IMO it is a reoccurring problem,

* not only in today's russian internet environment (de facto browsers
  support 5 different cyrillic character sets, but the server doesn't
  want to hold every document in 5 copies, so an automatic translation
  is performed by the russian apache, depending on information supplied
  by the client, or by explicit configuration). One of the supported
  character sets is Unicode (UTF-7 or UTF-8)

* in japanese/chinese environments, support for 16 bit character sets
  is an absolute requirement. (Other oriental scripts like Thai get
  along with 8 bit: they only have 44 consonants and 16 vowels).
  Having success on the eastern markets depends to a great deal on
  having support for these character sets. The japanese Apache
  community hasn't had much contact with new-httpd in the past, but
  I'm absolutely sure that there is a "standard japanese patch" for
  Apache which would well be worth integrating into the standard
  distribution. (Anyone on the list to provide a pointer?)

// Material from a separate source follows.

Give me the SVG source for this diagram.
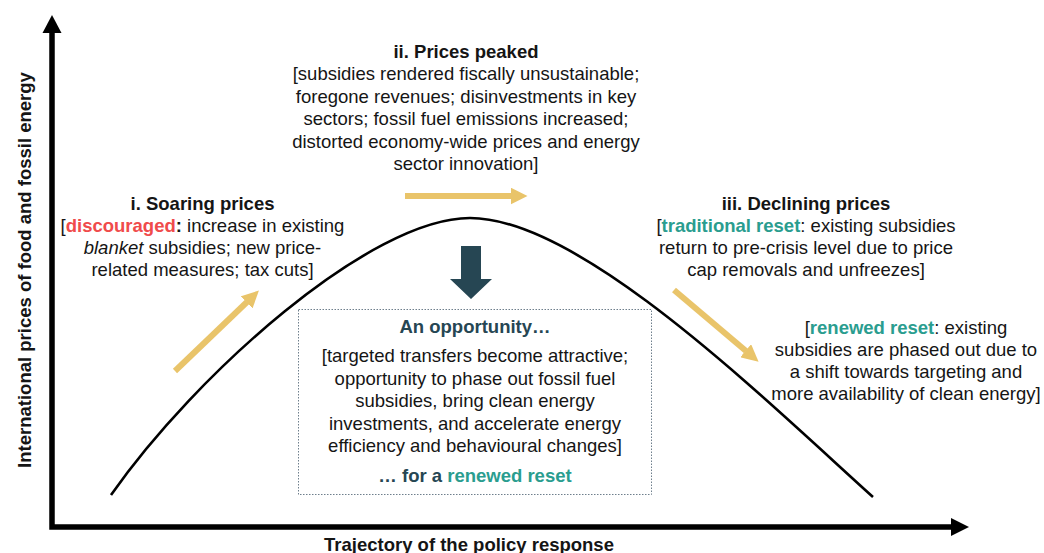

* In the future, more and more browsers will support unicode, and so
  will the demand grow for servers supporting unicode. Why not
  integrate ONE solution for the MANY problems worldwide?

* The EBCDIC port of 1997 has been a simple solution for a rather
  simple problem. If we would "do it right" for 2.0 and provide a
  generic translation layer, we would solve many problems in a single
  blow. The EBCDIC translation would be only one of them.

Jeff has been digging through the EBCDIC stuff and apparently
succeeded in porting a lot of the 1.3 stuff to 2.0 already. Jeff, I'd
sure be interested in having a look at it. However, when I looked at
buff.c and the new iol_* functionality, I found out that iol's are not
the way to go: they give us no solution for any of the conversion
problems:

* iol's sit below BUFF. Therefore, they don't have enough information
  to know which part of the written byte stream is net client data,
  and which part is protocol information (chunks, MIME headers for
  multipart/*).

* iol's don't allow simplification of today's chunking code. It is
  spread thruout buff.c and there's a very hairy balance between
  efficiency and code correctness. Re-adding (EBCDIC/UTF) conversion,
  possibly with sup[port for multi byte character sets (MBCS), would
  make a code nightmare out of it. (buff.c in 1.3 was "almost" a
  nightmare because we had onlu single byte translations.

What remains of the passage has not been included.